From a software engineering standpoint, it helps a lot if you can make your data smaller, contiguous, aligned properly to the size of a register, cache line, and/or page, and accessed contiguously in chunks. A lot of the assumptions and optimizations here by the hardware designers favor an array-like sequential access pattern where you're accessing that contiguous region of memory while cached in a faster form prior to having it evicted from that faster form of memory to make room for other operations on other regions of memory.

How could this be not efficient? The r2 value will be accessed once in the local scope of the function, could this be slower than explicitly caluclarting r2 = r * r?

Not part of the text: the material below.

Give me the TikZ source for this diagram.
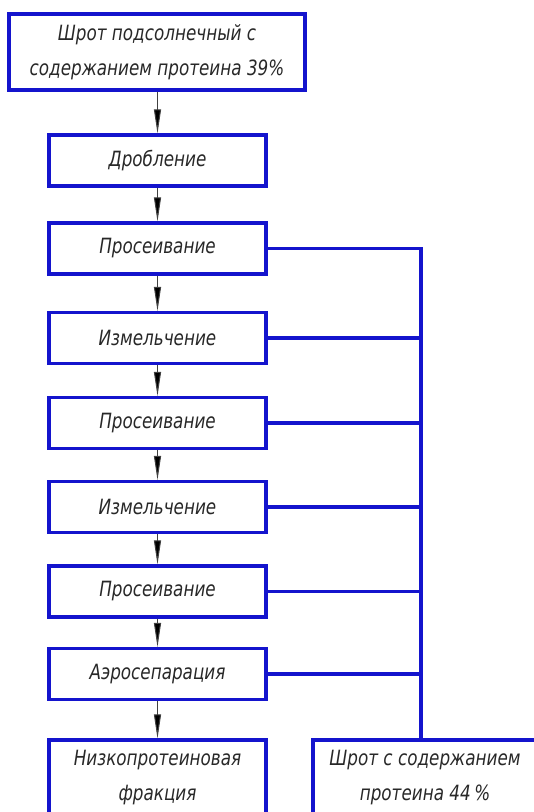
\documentclass[tikz,border=0pt]{standalone}
\usepackage{fontspec}
\newfontfamily\gostfont[FakeStretch=0.8]{DejaVu Sans}
\usetikzlibrary{arrows.meta}
\definecolor{lineblue}{RGB}{20,20,205}
\definecolor{txt}{RGB}{40,40,40}
\begin{document}
\begin{tikzpicture}[x=1pt,y=-1pt,
  procbox/.style={draw=lineblue,line width=3.1pt,fill=white,minimum width=217pt,minimum height=51pt,inner sep=0pt,
    text=txt,font=\gostfont\itshape\fontsize{21}{35}\selectfont,align=center},
  flow/.style={draw=black!75,line width=1pt,-{Triangle[length=24pt,width=7pt,fill=black]}},
  bus/.style={draw=lineblue,line width=3.1pt}]
\useasboundingbox (0,0) rectangle (534,812);
\fill[white] (0,0) rectangle (534,812);
\node[procbox,minimum width=296pt,minimum height=76pt] (top) at (157,52) {Шрот подсолнечный с\\содержанием протеина 39\%};
\node[procbox] (b2) at (157.5,160.5) {Дробление};
\node[procbox] (b3) at (157.5,248.5) {Просеивание};
\node[procbox] (b4) at (157.5,338) {Измельчение};
\node[procbox] (b5) at (157.5,423) {Просеивание};
\node[procbox] (b6) at (157.5,507) {Измельчение};
\node[procbox] (b7) at (157.5,591.5) {Просеивание};
\node[procbox] (b8) at (157.5,674) {Аэросепарация};
\node[procbox,minimum height=76pt] (bl) at (157.5,778) {Низкопротеиновая\\фракция};
\node[procbox,minimum width=224pt,minimum height=76pt] (br) at (425,778) {Шрот с содержанием\\протеина 44\,\%};
\coordinate (busx) at (421,0);
\draw[flow] (top.south -| b2.north) -- (b2.north);
\draw[flow] (b2) -- (b3);
\draw[flow] (b3) -- (b4);
\draw[flow] (b4) -- (b5);
\draw[flow] (b5) -- (b6);
\draw[flow] (b6) -- (b7);
\draw[flow] (b7) -- (b8);
\draw[flow] (b8) -- (bl);
\draw[bus] (b3.east) -| (br.north -| busx);
\foreach \b in {b4,b5,b6,b7,b8}{
  \draw[bus] (\b.east) -- (\b.east -| busx);
}
\end{tikzpicture}
\end{document}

If it's stored in the local scope of a function, chances are that it will be stored and kept in a register for the whole duration. What the author was specifically referring to was keeping the data for r^2 in a sphere as a form of memoization.

In that case, the size of each sphere being processed increases in size, and so fewer spheres end up potentially fitting into these faster chunks of memory. It may also throw off the alignment of a sphere and lead you to scenarios where a single sphere straddles two aligned cache lines, potentially taking a hit in performance that way.

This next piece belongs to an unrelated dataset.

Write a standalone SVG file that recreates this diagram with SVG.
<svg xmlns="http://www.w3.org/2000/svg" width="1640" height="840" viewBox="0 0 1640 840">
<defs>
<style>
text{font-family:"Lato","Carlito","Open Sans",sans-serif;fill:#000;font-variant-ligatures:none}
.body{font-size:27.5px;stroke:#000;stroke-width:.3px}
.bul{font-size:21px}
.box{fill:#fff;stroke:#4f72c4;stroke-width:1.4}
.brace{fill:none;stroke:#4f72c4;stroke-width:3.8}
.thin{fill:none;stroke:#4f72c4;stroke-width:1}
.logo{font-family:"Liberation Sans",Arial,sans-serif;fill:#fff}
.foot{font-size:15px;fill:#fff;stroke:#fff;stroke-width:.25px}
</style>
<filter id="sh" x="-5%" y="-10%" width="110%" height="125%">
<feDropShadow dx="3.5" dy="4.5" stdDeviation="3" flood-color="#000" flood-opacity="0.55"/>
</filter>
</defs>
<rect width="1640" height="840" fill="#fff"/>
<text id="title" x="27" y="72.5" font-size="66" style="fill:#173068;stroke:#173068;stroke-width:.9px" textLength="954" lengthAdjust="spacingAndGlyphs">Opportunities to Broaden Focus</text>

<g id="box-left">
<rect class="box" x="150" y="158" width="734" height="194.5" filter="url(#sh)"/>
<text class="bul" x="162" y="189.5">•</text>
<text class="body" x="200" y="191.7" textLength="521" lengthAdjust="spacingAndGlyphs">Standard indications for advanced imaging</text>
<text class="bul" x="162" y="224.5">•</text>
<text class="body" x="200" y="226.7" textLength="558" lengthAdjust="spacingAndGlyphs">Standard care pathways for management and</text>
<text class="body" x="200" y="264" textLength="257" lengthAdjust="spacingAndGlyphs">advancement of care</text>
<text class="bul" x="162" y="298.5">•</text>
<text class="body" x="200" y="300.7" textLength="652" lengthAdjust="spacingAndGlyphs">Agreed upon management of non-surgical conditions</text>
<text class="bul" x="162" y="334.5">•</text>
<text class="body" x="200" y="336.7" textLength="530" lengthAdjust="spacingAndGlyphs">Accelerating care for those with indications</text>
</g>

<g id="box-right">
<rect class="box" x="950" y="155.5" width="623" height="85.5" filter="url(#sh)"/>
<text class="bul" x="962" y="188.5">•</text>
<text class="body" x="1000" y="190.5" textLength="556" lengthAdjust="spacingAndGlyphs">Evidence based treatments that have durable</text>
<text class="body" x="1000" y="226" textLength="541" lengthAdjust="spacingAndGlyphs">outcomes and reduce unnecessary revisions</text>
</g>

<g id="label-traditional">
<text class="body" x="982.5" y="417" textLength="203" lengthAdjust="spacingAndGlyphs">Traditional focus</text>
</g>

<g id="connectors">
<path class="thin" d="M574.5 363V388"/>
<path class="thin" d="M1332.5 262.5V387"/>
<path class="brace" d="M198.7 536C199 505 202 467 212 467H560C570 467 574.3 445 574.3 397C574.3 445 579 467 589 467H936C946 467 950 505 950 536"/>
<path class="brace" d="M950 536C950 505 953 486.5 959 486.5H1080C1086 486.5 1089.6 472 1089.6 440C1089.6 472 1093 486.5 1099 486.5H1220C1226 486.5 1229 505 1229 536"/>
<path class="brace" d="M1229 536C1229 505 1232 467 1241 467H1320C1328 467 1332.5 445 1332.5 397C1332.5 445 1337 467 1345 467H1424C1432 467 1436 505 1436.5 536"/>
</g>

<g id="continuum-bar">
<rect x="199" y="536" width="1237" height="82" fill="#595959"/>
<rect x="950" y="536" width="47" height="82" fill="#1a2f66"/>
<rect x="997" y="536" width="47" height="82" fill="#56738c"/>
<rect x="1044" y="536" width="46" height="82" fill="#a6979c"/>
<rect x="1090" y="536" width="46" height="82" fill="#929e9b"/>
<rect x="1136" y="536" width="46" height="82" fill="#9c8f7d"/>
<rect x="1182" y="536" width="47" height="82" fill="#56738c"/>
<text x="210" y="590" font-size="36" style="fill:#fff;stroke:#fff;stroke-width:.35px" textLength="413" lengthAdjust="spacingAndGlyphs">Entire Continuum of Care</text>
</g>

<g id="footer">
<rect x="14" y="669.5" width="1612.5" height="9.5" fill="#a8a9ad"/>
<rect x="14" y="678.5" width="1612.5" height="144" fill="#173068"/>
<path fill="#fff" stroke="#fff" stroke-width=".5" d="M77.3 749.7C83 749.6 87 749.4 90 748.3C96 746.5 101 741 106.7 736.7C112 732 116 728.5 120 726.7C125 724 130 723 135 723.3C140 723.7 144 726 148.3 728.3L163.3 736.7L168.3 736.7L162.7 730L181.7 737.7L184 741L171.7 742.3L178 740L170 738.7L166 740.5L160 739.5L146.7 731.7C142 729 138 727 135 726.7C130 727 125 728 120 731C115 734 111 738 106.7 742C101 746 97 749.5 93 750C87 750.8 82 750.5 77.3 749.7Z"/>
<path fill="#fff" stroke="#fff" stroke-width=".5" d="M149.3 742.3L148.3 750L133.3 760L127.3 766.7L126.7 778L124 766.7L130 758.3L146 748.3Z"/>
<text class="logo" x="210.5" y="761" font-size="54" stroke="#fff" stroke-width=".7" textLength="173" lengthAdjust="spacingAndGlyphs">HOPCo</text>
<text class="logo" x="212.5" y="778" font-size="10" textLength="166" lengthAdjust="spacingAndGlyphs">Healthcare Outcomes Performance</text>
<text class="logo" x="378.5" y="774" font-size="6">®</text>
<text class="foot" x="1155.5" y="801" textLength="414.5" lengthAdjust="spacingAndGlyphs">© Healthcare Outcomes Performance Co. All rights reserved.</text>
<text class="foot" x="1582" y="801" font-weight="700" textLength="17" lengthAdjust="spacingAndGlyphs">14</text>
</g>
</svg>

You can see a similar trend with look up tables. LUTs can often diminish performance and lead to disappointing results, especially if they're rather large. We end up trading reduced arithmetic for increased memory access, and memory access tends to much more quickly become the bottleneck.

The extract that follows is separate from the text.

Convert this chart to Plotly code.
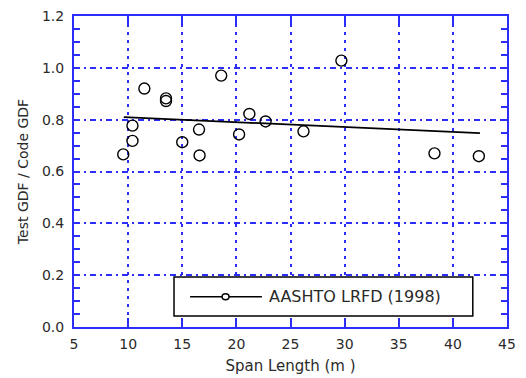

So it's very counter-intuitive, and this is far from an expert answer, but the way the machine works and what it considers to be "expensive work" is very different from how we tend to naturally think of it. The best way to start kind of developing an intuition for these things and prevent more bottlenecks in foresight than tackling than in hindsight with a profiler in hand is to start profiling a lot. At that point, you'll start to gain some level of intuition about what sort of data structures are cache-friendly and which are not (linked structures lacking a contiguous allocator, e.g.), though a lot of this still inevitably has to be discovered in hindsight. Even the developers at Intel use profilers for their code, as the complexity of the hardware has increased to a point where it's very difficult to predict exactly what it's going to do as opposed to just realizing it in hindsight with a profiler in hand.

So my suggestion is to kind of try to erase what seems intuitive to a human as being "less work", to start thinking about it more in terms of memory access and locality of reference. Also this is a nice starter link:

https://en.wikipedia.org/wiki/Locality_of_reference

Answer 3

You really should benchmark, but what the author perhaps thought about is the CPU cache. Sometimes (often, but not always) a repeated cache miss (or a wrong branch prediction) will slow down your program.

Typically, when a (super-scalar, pipelined) processor is missing the cache (so an L3 cache miss) to the point of fetching data from your RAM stick, it could lose several hundred cycles (or nanoseconds), and that is enough time to make several hundred arithmetic operations (on data inside registers, or inside the L1 cache). Hence, it may happen that memoizing a simple computation might not be worth-while (e.g. because having a larger structure may require more memory bandwidth and more cache misses).

But the evil is in the details, you need to benchmark (and things could be different on different computers, e.g. on your laptop and on my desktop running the same Linux operating system, with the same compiler and the same binary executable), of course with optimizations enabled in your compiler (e.g. g++ -Wall -O2 -march=native with GCC...).

You'll learn much more by reading books on computer architecture.

Read this nice thought-provoking page on teach yourself programming in ten years. It also gives a table of Approximate timing for various operations on a typical PC (which it has borrowed elsewhere).